SHORT EXERCISE:
Set down the full listing exactly, character for character.

* * * * *

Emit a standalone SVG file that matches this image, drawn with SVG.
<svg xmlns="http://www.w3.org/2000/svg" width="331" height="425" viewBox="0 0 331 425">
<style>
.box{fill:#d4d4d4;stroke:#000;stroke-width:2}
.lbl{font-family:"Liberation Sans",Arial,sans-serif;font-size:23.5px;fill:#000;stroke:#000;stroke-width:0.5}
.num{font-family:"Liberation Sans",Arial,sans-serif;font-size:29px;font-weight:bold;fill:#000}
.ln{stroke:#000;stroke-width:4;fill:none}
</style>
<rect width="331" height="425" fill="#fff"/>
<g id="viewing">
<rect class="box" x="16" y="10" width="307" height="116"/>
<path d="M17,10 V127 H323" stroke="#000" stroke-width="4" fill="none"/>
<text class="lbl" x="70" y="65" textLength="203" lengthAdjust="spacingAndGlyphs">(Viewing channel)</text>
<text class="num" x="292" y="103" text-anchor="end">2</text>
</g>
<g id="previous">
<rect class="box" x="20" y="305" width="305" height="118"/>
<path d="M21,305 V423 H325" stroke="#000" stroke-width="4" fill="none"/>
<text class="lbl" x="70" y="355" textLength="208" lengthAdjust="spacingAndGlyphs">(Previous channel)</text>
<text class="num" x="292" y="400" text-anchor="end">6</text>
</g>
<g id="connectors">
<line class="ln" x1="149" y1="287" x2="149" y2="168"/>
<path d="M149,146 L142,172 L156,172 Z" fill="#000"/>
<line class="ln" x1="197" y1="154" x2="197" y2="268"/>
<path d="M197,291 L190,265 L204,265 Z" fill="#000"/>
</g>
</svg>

* * * * *

RESPONSE FOR THIS EXERCISE:
Emit a standalone SVG file that matches this image, drawn with SVG.
<svg xmlns="http://www.w3.org/2000/svg" width="331" height="425" viewBox="0 0 331 425">
<style>
.box{fill:#d4d4d4;stroke:#000;stroke-width:2}
.lbl{font-family:"Liberation Sans",Arial,sans-serif;font-size:23.5px;fill:#000;stroke:#000;stroke-width:0.5}
.num{font-family:"Liberation Sans",Arial,sans-serif;font-size:29px;font-weight:bold;fill:#000}
.ln{stroke:#000;stroke-width:4;fill:none}
</style>
<rect width="331" height="425" fill="#fff"/>
<g id="viewing">
<rect class="box" x="16" y="10" width="307" height="116"/>
<path d="M17,10 V127 H323" stroke="#000" stroke-width="4" fill="none"/>
<text class="lbl" x="70" y="65" textLength="203" lengthAdjust="spacingAndGlyphs">(Viewing channel)</text>
<text class="num" x="292" y="103" text-anchor="end">2</text>
</g>
<g id="previous">
<rect class="box" x="20" y="305" width="305" height="118"/>
<path d="M21,305 V423 H325" stroke="#000" stroke-width="4" fill="none"/>
<text class="lbl" x="70" y="355" textLength="208" lengthAdjust="spacingAndGlyphs">(Previous channel)</text>
<text class="num" x="292" y="400" text-anchor="end">6</text>
</g>
<g id="connectors">
<line class="ln" x1="149" y1="287" x2="149" y2="168"/>
<path d="M149,146 L142,172 L156,172 Z" fill="#000"/>
<line class="ln" x1="197" y1="154" x2="197" y2="268"/>
<path d="M197,291 L190,265 L204,265 Z" fill="#000"/>
</g>
</svg>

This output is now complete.